Europeans protest while Americans just rest

Conor Bezane

Editor’s note: ISU students interested in sharing their experiences abroad with Daily readers can make inquiries via letters@ www. daily. iastate.edu with “Study Abroad” as the subject.

MADRID, Spain — A pale haze weaves through the downtown streets of Madrid at rush hour Wednesday night. A man on the corner of Gran Via and Callao stands with a flamenco guitar strapped to his back, carrying a stack of pamphlets. He shuffles up and down the corner distributing the information to passersby. A red ribbon tied around the sleeve of his black leather jacket symbolizes his movement.

He is only one in a group of 200 involved in the protest. The youthful group marches in the street waving black flags marked with anarchy symbols — chanting. Leading the entourage are five men carrying a 6-foot white banner stamped in red “Lucha por tu libertad contra la represion!” Fight for your liberty against the repression!

The police march along both sides armed with handguns and billy clubs, riot gear at the ready. Police vans escort the protesters front and back.

As the energy intensifies, a fight breaks out between a protester and five officers.

The altercation causes the angry crowd to commence accusing the police of being murderers: “La Policia, Asesina.” The mood calms and the rally climaxes in a distorted speech delivered through a megaphone by the female leader of the group at the Puerta de Sol.

These were the events that occurred at an Anarchist protest I stumbled upon in downtown Madrid on March 10. And what a refreshing dose of political activism it was.

Political protests are not very commonplace in Iowa. As a conservative state, it seems Iowans are happy with things as they are, and to change them would be sacrilege. Since everything is peachy keen in Iowa, who cares about injustice in other parts of the world, or the United States for that matter?

It is beyond me how a campus teeming with young, educated people with a thirst for knowledge can be so jam-packed with conservatives.

As a liberal at Iowa State, I am definitely in the minority. To tell the truth, I didn’t even know I was liberal until I left Chicago and came to Ames. As soon as I hit campus freshman year, questions began to boil up in my mind.

Why is it anyone who dresses differently on this campus is constantly stared at or mocked?

Why are homosexuals at ISU so frequently referred to as “faggots?” How can people say they are pro-life but in favor of the death penalty?

These are questions for which I have yet to find answers. Who knows if I ever will. What I do know is that progress in life cannot be made unless we fight for what we believe in.

With a few exceptions, student activism on our campus has been dead. The September 29th Movement has kept quiet recently, and no one new has stepped up to the plate. The LGBTAA has worked hard to destroy homophobic stereotypes, but aside from that, activism has been left in the dark at ISU.

At the University of Wisconsin-Madison and at the University of Michigan, students have recently protested against sweatshop labor used for the production of university apparel.

In Europe, Kurdish exiles went as far as setting themselves on fire last month to protest the capture of their leader Abdullah Ocalan.

Why do we have to be so accepting of the way things are?

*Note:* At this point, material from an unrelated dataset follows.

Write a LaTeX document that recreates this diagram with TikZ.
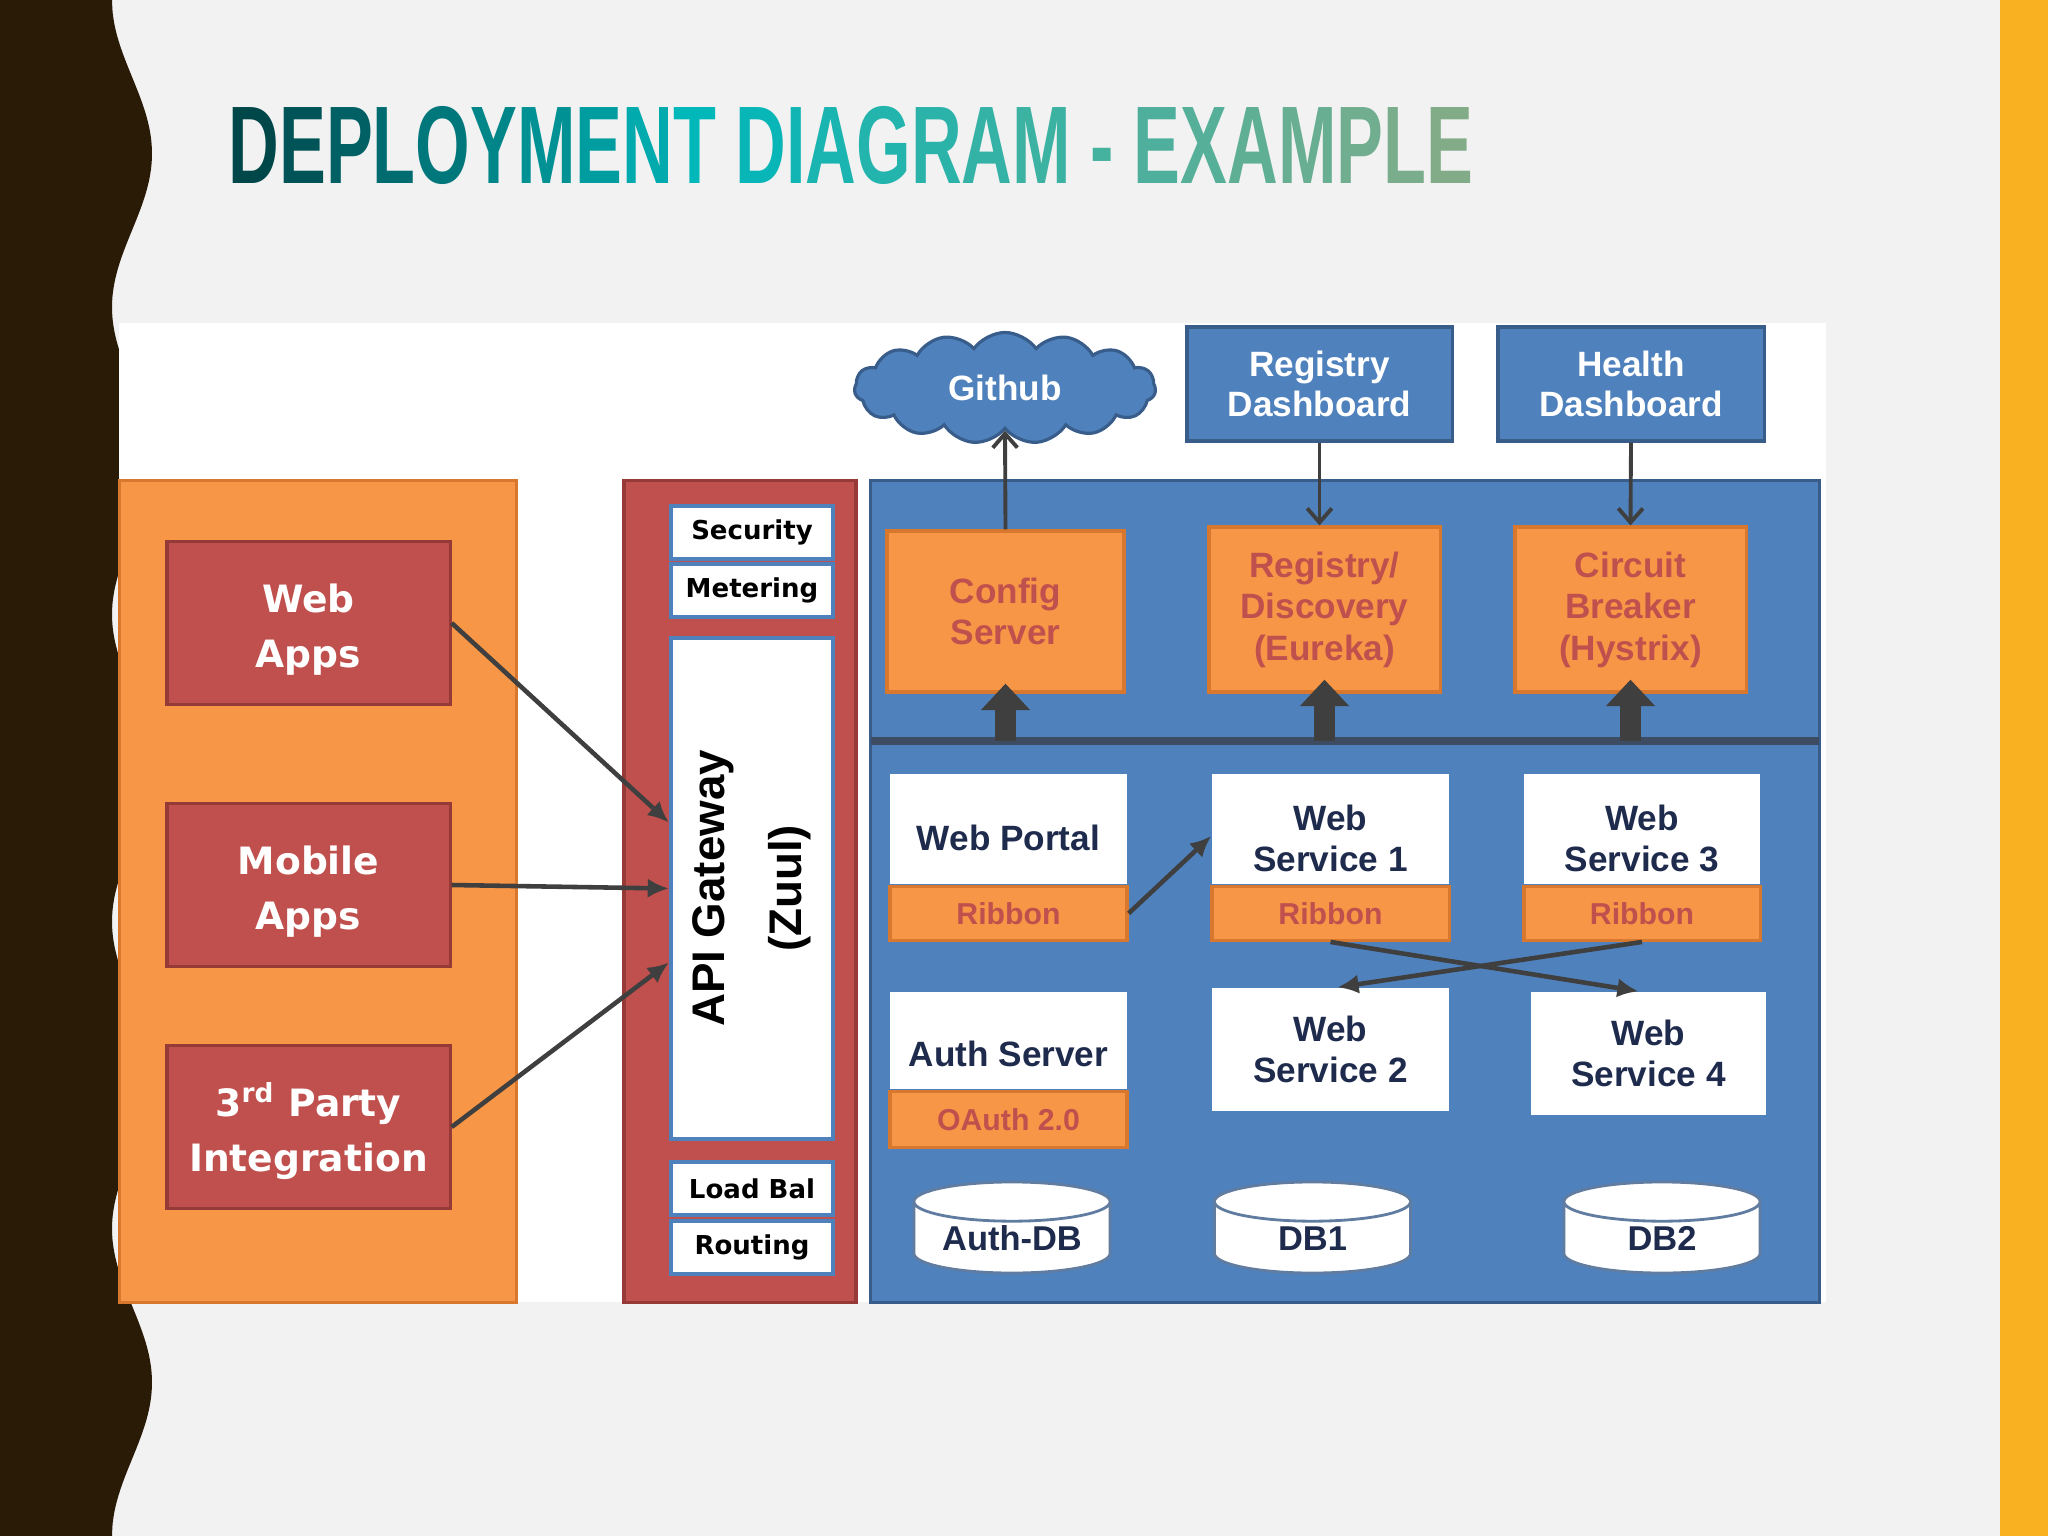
\documentclass[tikz,border=0pt]{standalone}
\usepackage{fontspec}
\setmainfont{Liberation Sans}
\newfontfamily\verd{DejaVu Sans}
\usetikzlibrary{arrows.meta,positioning,shapes.geometric,shapes.symbols}
\definecolor{slidebg}{HTML}{F2F2F2}
\definecolor{slidebrown}{HTML}{2A1B07}
\definecolor{slidegold}{HTML}{F9B122}
\definecolor{clientorange}{HTML}{F79646}
\definecolor{orangeline}{HTML}{D8782E}
\definecolor{gwred}{HTML}{C0504D}
\definecolor{redline}{HTML}{963A37}
\definecolor{svcblue}{HTML}{4F81BD}
\definecolor{blueline}{HTML}{385D8A}
\definecolor{arrowgray}{HTML}{3F3F3F}
\definecolor{busgray}{HTML}{3E4C63}
\definecolor{navytext}{HTML}{1F2B4D}
\definecolor{ttldark}{HTML}{00474A}
\definecolor{ttlmid}{HTML}{00B7BA}
\definecolor{ttlend}{HTML}{82AC88}
% one title letter, coloured along the gradient
\newcommand\ttlchar[2]{\ifnum#1<10\relax\pgfmathtruncatemacro\ttlp{100*(#1-1)/9}\textcolor{ttlmid!\ttlp!ttldark}{#2}%
  \else\pgfmathtruncatemacro\ttlp{100*(#1-10)/15}\textcolor{ttlend!\ttlp!ttlmid}{#2}\fi}
% taller first line, pushes the text block down a little
\newcommand\lowr[1]{\rule{0pt}{#1}}
\tikzset{
  panel/.style={draw=#1, line width=0.9pt, minimum height=8.21cm, inner sep=0pt},
  clientapp/.style={draw=redline, fill=gwred, line width=0.9pt, text=white, align=center,
    font=\verd\bfseries\fontsize{10.7}{15.5}\selectfont, minimum width=2.83cm, minimum height=1.63cm},
  gwpart/.style={draw=svcblue, fill=white, line width=1.2pt, inner sep=0pt,
    font=\verd\bfseries\fontsize{7.4}{9}\selectfont, minimum width=1.62cm, minimum height=0.53cm},
  dashbox/.style={draw=blueline, fill=svcblue, line width=0.9pt, text=white, align=center,
    font=\bfseries\fontsize{10}{11.5}\selectfont, minimum height=1.14cm},
  infra/.style={draw=orangeline, fill=clientorange, line width=0.9pt, text=gwred, align=center,
    font=\bfseries\fontsize{10}{11.8}\selectfont, minimum width=2.31cm, minimum height=1.63cm},
  svcnode/.style={fill=white, text=navytext, align=center, inner sep=0pt,
    font=\bfseries\fontsize{10}{11.5}\selectfont, minimum width=2.37cm},
  ribbon/.style={draw=orangeline, fill=clientorange, line width=0.9pt, text=gwred, inner sep=0pt,
    font=\bfseries\fontsize{8.6}{10}\selectfont, minimum width=2.37cm, minimum height=0.54cm},
  dbnode/.style={cylinder, shape border rotate=90, aspect=0.28, draw=blueline!80, line width=0.8pt,
    fill=white, text=navytext, font=\bfseries\fontsize{9.8}{11}\selectfont, inner sep=0pt,
    text width=1.4cm, align=center, text height=0.26cm, text depth=0.02cm,
    minimum width=1.96cm, minimum height=0.91cm},
  link/.style={-{Latex[length=6pt,width=5.5pt]}, line width=1.3pt, draw=arrowgray},
  thinlink/.style={-{Straight Barb[length=4pt,width=7pt]}, line width=1.1pt, draw=arrowgray},
  fatlink/.style={-{Triangle[length=7.5pt,width=13.5pt]}, line width=6pt, draw=arrowgray}
}
\begin{document}
\begin{tikzpicture}[x=0.01cm, y=-0.01cm, font=\bfseries]
% slide
\fill[slidebg] (0,0) rectangle (2048,1536);
\fill[slidegold] (2000,0) rectangle (2048,1536);
\fill[slidebrown] (0,0) -- plot[domain=0:1536, samples=121, smooth] ({132-20*cos(1.171875*\x)}, \x) -- (0,1536) -- cycle;
\node (ttl) [anchor=base west, xscale=0.636, inner sep=0pt, font=\bfseries\fontsize{31.4}{32}\selectfont] at (228,183)
  {\foreach \c [count=\i] in {D,E,P,L,O,Y,M,E,N,T}{\ttlchar{\i}{\c}}\ %
   \foreach \c [count=\i from 11] in {D,I,A,G,R,A,M}{\ttlchar{\i}{\c}}\ \ttlchar{18}{-}\ %
   \foreach \c [count=\i from 19] in {E,X,A,M,P,L,E}{\ttlchar{\i}{\c}}};
\fill[white] (119,323) rectangle (1826,1302);

% clients
\node (clients) [panel=orangeline, fill=clientorange, minimum width=3.96cm] at (318,891.5) {};
\node (webapps) [clientapp] at (308.5,623) {\lowr{0.42cm}Web\\Apps};
\node (mobapps) [clientapp] at (308.5,885) {\lowr{0.42cm}Mobile\\Apps};
\node (thirdparty) [clientapp] at (308.5,1127) {\lowr{0.42cm}3\textsuperscript{rd} Party\\Integration};

% gateway
\node (gateway) [panel=redline, fill=gwred, minimum width=2.32cm] at (740,891.5) {};
\node (secbox) [gwpart] at (752,532.5) {Security};
\node (meterbox) [gwpart] at (752,590.5) {Metering};
\node (apigw) [gwpart, rotate=90, minimum width=5.01cm, minimum height=1.62cm, align=center,
  font=\bfseries\fontsize{13}{22}\selectfont] at (752,888.5) {API Gateway\\(Zuul)};
\node (lbbox) [gwpart] at (752,1188.5) {Load Bal};
\node (routebox) [gwpart] at (752,1247.5) {Routing};

% services
\node (services) [panel=blueline, fill=svcblue, minimum width=9.48cm] at (1345,891.5) {};
\coordinate (busL) at (871,741);
\coordinate (busR) at (1819,741);
\draw[busgray, line width=2.2pt] (busL) -- (busR);

\node (github) [cloud, cloud puffs=15, cloud puff arc=110, aspect=2.7, draw=blueline, line width=0.9pt,
  fill=svcblue, text=white, font=\bfseries\fontsize{10}{11.5}\selectfont,
  minimum width=3.01cm, minimum height=1.11cm, inner sep=0pt] at (1005,388) {Github};
\node (regdash) [dashbox, minimum width=2.65cm] at (1319.5,384) {Registry\\Dashboard};
\node (healthdash) [dashbox, minimum width=2.66cm] at (1631,384) {Health\\Dashboard};

\node (config) [infra, minimum width=2.37cm, minimum height=1.61cm] at (1005.5,611.5) {Config\\Server};
\node (eureka) [infra, minimum height=1.65cm] at (1324.5,609.5) {Registry/\\Discovery\\(Eureka)};
\node (hystrix) [infra, minimum height=1.65cm] at (1630.5,609.5) {Circuit\\Breaker\\(Hystrix)};

\draw[fatlink] (config.south |- busL) -- ([yshift=0.1cm]config.south);
\draw[fatlink] (eureka.south |- busL) -- ([yshift=0.14cm]eureka.south);
\draw[fatlink] (hystrix.south |- busL) -- ([yshift=0.14cm]hystrix.south);
\draw[thinlink] (config.north) -- (github.south);
\draw[thinlink] (regdash.south) -- (regdash.south |- eureka.north);
\draw[thinlink] (healthdash.south) -- (hystrix.north);

\node (portal) [svcnode, minimum height=1.1cm] at (1008.5,829) {\lowr{0.44cm}Web Portal};
\node (portalrib) [ribbon, below=0pt of portal] {Ribbon};
\node (ws1) [svcnode, minimum height=1.1cm] at (1330.5,829) {\lowr{0.44cm}Web\\Service 1};
\node (ws1rib) [ribbon, below=0pt of ws1] {Ribbon};
\node (ws3) [svcnode, minimum height=1.1cm, minimum width=2.36cm] at (1642,829) {\lowr{0.44cm}Web\\Service 3};
\node (ws3rib) [ribbon, minimum width=2.36cm, below=0pt of ws3] {Ribbon};
\node (auth) [svcnode, minimum height=0.97cm] at (1008.5,1040.5) {\lowr{0.53cm}Auth Server};
\node (oauth) [ribbon, minimum height=0.56cm, below=0pt of auth] {OAuth 2.0};
\node (ws2) [svcnode, minimum height=1.23cm] at (1330.5,1049.5) {Web\\Service 2};
\node (ws4) [svcnode, minimum height=1.23cm, minimum width=2.35cm] at (1648.5,1053.5) {Web\\Service 4};

\node (authdb) [dbnode] at (1012,1238) {Auth-DB};
\node (db1) [dbnode] at (1312.5,1238) {DB1};
\node (db2) [dbnode] at (1662,1238) {DB2};

\draw[link] (portalrib.east) -- ([yshift=-0.07cm]ws1.west);
\draw[link] (ws1rib.south) -- ([xshift=-0.1cm]ws4.north);
\draw[link] (ws3rib.south) -- ([xshift=0.07cm]ws2.north);

% clients to gateway
\draw[link] (webapps.east) -- ([yshift=0.66cm]apigw.north);
\draw[link] (mobapps.east) -- (apigw.north);
\draw[link] (thirdparty.east) -- ([yshift=-0.74cm]apigw.north);
\end{tikzpicture}
\end{document}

American corporations are thriving because they are paying 7-year-olds in third world countries four cents a day to manufacture products they can sell overpriced.

The United States is the leader of the free world, yet our government kills nearly 100 of its own citizens every year through capital punishment.

In Wyoming, an innocent college student is dragged off, tied up against a fence and beaten to death because he is gay.

Such a wonderful world we live in, isn’t it?

There are always things that can be improved by change.

Our generation does not have to conform to the Generation X apathetic stereotype the establishment has placed on us. Whatever your political views are (liberal or conservative), stand up for those views.

Fight for freedom, equality and diversity. Take a stand against intolerance, injustice, racism and homophobia. Exercise your freedom of speech.

While we at Iowa State passively sit in apathy at the sidelines of the ongoing political battle, a small group of youth in Europe is standing up for what they believe in.

“Mejor morir luchando que vivir esclavizado,” they say.

It’s better to die fighting than to live enslaved.


Conor Bezane is a sophomore in journalism and mass communication from Chicago. He does not condone anarchy, fascism or lighting oneself on fire — just freedom of expression.